**WRITTEN TASK:**
Retype only what runs from the beginning of the data through the line with "[9.4,0.4],[10,0.1],[11,0.1],[11.5,0.5],[11.9,1]];"; please omit the pictures and keep every line exact.

**COLLECTED MATERIAL:**
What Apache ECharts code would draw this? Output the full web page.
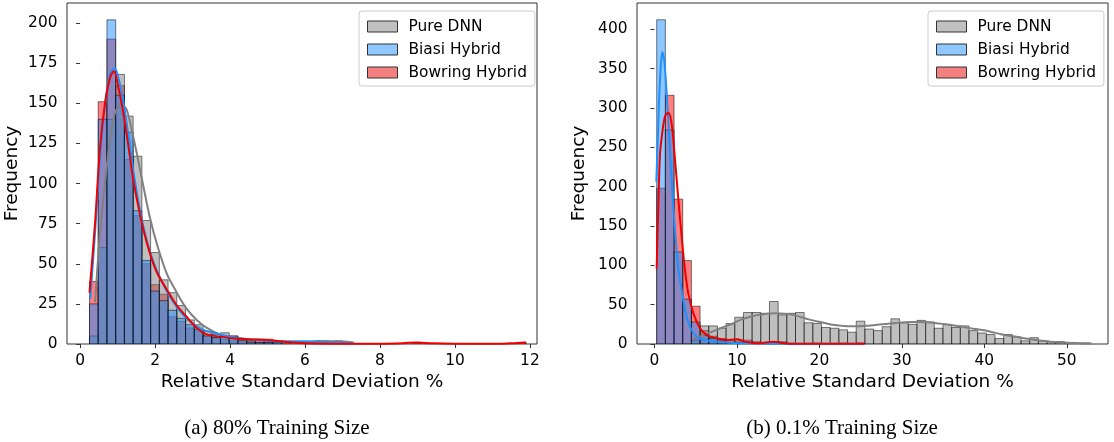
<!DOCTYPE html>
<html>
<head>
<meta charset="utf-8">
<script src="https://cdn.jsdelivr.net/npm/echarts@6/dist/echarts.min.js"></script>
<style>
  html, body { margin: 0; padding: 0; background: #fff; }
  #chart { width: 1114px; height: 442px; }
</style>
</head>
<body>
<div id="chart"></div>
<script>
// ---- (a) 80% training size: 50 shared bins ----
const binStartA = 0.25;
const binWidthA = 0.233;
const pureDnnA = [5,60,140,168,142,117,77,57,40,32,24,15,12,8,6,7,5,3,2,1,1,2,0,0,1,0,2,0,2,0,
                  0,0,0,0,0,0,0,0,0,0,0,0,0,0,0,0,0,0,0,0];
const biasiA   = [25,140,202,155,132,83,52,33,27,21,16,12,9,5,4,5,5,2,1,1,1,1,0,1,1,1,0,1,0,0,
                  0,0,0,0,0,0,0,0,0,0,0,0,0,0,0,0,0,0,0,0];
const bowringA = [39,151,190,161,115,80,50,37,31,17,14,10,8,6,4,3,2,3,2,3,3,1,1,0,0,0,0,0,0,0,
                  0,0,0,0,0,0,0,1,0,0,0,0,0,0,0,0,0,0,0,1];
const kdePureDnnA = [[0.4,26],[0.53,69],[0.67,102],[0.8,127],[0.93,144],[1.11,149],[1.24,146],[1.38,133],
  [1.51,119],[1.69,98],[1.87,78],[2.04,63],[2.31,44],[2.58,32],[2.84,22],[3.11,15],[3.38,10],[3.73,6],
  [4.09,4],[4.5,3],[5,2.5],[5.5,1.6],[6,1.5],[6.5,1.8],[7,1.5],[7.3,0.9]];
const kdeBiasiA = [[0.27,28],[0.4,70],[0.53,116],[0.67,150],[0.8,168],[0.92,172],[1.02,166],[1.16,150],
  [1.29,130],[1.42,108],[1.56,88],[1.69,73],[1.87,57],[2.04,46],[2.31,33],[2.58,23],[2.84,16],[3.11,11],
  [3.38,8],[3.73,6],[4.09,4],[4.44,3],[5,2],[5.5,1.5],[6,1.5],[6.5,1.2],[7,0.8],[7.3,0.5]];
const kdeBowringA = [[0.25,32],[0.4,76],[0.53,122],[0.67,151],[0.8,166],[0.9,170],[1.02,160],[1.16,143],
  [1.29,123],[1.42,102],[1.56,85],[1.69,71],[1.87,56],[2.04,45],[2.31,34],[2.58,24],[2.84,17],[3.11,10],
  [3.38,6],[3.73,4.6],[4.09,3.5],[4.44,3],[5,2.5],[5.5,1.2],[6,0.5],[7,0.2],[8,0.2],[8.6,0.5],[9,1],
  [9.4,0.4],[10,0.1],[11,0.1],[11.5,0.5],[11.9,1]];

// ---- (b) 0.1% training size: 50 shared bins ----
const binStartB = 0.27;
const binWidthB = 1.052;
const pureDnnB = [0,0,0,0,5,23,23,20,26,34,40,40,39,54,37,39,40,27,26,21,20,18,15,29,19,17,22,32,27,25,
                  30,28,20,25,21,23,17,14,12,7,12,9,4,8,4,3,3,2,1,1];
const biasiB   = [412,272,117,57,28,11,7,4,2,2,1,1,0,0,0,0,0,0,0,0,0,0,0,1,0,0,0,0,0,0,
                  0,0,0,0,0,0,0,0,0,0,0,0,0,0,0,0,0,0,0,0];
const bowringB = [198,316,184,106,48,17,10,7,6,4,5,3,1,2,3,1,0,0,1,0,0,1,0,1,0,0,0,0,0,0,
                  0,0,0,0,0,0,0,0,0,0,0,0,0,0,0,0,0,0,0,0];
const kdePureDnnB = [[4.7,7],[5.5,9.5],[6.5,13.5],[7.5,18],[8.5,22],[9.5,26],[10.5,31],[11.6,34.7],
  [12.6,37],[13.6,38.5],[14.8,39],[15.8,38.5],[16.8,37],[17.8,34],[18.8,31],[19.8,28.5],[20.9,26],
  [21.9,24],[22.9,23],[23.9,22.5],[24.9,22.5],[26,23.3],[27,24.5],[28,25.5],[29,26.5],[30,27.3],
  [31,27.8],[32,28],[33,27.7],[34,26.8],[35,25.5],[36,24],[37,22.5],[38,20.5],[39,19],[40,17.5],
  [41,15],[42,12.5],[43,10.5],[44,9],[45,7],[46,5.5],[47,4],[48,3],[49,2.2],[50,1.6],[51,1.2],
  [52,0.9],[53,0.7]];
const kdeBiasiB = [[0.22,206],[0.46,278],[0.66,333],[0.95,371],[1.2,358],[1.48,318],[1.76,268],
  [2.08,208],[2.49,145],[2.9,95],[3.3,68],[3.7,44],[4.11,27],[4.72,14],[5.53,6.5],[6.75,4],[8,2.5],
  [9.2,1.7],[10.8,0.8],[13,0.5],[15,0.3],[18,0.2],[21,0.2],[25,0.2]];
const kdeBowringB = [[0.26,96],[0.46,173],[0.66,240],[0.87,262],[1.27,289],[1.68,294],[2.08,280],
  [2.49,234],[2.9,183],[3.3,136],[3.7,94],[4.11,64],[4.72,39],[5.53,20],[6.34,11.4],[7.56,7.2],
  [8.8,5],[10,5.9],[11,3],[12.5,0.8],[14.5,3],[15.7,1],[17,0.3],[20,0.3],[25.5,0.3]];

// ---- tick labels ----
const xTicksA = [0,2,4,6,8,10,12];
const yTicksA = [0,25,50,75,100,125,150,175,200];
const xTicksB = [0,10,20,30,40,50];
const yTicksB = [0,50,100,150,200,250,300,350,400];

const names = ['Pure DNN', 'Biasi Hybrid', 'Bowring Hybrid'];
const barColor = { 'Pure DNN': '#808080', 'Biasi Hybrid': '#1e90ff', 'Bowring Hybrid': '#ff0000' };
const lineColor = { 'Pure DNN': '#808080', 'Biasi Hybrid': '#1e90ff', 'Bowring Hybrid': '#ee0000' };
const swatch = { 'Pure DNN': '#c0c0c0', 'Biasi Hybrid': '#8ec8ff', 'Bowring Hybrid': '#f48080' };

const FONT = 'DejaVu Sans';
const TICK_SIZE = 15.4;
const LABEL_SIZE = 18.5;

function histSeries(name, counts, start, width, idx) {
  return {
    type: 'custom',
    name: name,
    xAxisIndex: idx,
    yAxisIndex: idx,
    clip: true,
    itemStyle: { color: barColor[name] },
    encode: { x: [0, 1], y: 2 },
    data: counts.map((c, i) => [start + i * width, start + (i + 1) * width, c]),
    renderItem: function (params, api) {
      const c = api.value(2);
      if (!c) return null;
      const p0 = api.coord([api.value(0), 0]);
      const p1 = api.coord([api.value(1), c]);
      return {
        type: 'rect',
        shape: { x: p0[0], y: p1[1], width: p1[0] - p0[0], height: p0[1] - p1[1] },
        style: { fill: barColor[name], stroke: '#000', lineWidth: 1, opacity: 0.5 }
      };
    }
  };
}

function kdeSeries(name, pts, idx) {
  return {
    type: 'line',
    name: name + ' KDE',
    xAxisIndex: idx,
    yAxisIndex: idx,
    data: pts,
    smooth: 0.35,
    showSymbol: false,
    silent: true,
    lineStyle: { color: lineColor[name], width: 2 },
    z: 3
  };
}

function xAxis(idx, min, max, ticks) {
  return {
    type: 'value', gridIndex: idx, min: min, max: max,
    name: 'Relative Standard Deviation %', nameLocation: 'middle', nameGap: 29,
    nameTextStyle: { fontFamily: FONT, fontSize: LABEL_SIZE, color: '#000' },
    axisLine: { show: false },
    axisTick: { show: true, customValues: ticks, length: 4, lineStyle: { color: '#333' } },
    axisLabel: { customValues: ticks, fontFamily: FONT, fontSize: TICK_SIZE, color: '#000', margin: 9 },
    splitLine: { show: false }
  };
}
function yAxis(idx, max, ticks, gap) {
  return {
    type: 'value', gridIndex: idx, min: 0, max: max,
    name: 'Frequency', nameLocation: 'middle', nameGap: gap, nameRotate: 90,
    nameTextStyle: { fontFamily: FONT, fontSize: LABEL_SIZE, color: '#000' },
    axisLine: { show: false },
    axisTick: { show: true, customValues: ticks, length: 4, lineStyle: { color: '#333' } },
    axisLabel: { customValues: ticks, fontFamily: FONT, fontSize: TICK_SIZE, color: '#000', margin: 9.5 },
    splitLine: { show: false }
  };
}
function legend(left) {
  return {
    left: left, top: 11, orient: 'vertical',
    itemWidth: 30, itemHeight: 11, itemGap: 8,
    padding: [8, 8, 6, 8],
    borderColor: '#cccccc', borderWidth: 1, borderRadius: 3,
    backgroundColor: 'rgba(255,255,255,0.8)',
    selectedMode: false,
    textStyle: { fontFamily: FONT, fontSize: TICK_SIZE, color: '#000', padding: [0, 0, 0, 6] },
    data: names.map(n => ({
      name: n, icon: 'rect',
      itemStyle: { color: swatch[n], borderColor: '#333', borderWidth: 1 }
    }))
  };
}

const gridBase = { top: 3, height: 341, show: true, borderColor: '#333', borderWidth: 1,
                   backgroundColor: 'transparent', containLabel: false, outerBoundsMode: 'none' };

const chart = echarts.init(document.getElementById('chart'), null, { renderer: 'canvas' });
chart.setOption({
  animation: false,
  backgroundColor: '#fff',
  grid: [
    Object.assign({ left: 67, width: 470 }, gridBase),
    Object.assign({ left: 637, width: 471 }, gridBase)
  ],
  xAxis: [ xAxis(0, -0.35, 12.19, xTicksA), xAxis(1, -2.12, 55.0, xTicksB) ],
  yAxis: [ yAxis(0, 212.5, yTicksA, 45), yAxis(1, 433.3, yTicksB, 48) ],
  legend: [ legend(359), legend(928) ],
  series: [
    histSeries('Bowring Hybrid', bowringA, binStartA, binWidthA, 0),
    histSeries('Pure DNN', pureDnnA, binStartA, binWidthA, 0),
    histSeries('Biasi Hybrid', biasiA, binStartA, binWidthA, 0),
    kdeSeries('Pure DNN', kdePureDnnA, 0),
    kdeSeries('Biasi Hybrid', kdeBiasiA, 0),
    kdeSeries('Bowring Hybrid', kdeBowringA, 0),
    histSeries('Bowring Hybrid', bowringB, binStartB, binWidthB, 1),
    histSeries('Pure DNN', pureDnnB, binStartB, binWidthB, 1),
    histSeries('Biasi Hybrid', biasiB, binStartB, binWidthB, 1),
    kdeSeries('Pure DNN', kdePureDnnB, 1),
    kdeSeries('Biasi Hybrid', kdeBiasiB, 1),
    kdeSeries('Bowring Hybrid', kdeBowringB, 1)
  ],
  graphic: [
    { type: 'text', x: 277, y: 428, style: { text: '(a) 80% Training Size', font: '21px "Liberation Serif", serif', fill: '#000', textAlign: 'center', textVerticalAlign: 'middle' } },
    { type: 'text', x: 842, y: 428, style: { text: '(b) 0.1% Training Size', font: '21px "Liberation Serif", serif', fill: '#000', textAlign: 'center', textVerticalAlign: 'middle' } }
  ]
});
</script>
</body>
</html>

**SOLUTION TO THIS EXERCISE:**
What Apache ECharts code would draw this? Output the full web page.
<!DOCTYPE html>
<html>
<head>
<meta charset="utf-8">
<script src="https://cdn.jsdelivr.net/npm/echarts@6/dist/echarts.min.js"></script>
<style>
  html, body { margin: 0; padding: 0; background: #fff; }
  #chart { width: 1114px; height: 442px; }
</style>
</head>
<body>
<div id="chart"></div>
<script>
// ---- (a) 80% training size: 50 shared bins ----
const binStartA = 0.25;
const binWidthA = 0.233;
const pureDnnA = [5,60,140,168,142,117,77,57,40,32,24,15,12,8,6,7,5,3,2,1,1,2,0,0,1,0,2,0,2,0,
                  0,0,0,0,0,0,0,0,0,0,0,0,0,0,0,0,0,0,0,0];
const biasiA   = [25,140,202,155,132,83,52,33,27,21,16,12,9,5,4,5,5,2,1,1,1,1,0,1,1,1,0,1,0,0,
                  0,0,0,0,0,0,0,0,0,0,0,0,0,0,0,0,0,0,0,0];
const bowringA = [39,151,190,161,115,80,50,37,31,17,14,10,8,6,4,3,2,3,2,3,3,1,1,0,0,0,0,0,0,0,
                  0,0,0,0,0,0,0,1,0,0,0,0,0,0,0,0,0,0,0,1];
const kdePureDnnA = [[0.4,26],[0.53,69],[0.67,102],[0.8,127],[0.93,144],[1.11,149],[1.24,146],[1.38,133],
  [1.51,119],[1.69,98],[1.87,78],[2.04,63],[2.31,44],[2.58,32],[2.84,22],[3.11,15],[3.38,10],[3.73,6],
  [4.09,4],[4.5,3],[5,2.5],[5.5,1.6],[6,1.5],[6.5,1.8],[7,1.5],[7.3,0.9]];
const kdeBiasiA = [[0.27,28],[0.4,70],[0.53,116],[0.67,150],[0.8,168],[0.92,172],[1.02,166],[1.16,150],
  [1.29,130],[1.42,108],[1.56,88],[1.69,73],[1.87,57],[2.04,46],[2.31,33],[2.58,23],[2.84,16],[3.11,11],
  [3.38,8],[3.73,6],[4.09,4],[4.44,3],[5,2],[5.5,1.5],[6,1.5],[6.5,1.2],[7,0.8],[7.3,0.5]];
const kdeBowringA = [[0.25,32],[0.4,76],[0.53,122],[0.67,151],[0.8,166],[0.9,170],[1.02,160],[1.16,143],
  [1.29,123],[1.42,102],[1.56,85],[1.69,71],[1.87,56],[2.04,45],[2.31,34],[2.58,24],[2.84,17],[3.11,10],
  [3.38,6],[3.73,4.6],[4.09,3.5],[4.44,3],[5,2.5],[5.5,1.2],[6,0.5],[7,0.2],[8,0.2],[8.6,0.5],[9,1],
  [9.4,0.4],[10,0.1],[11,0.1],[11.5,0.5],[11.9,1]];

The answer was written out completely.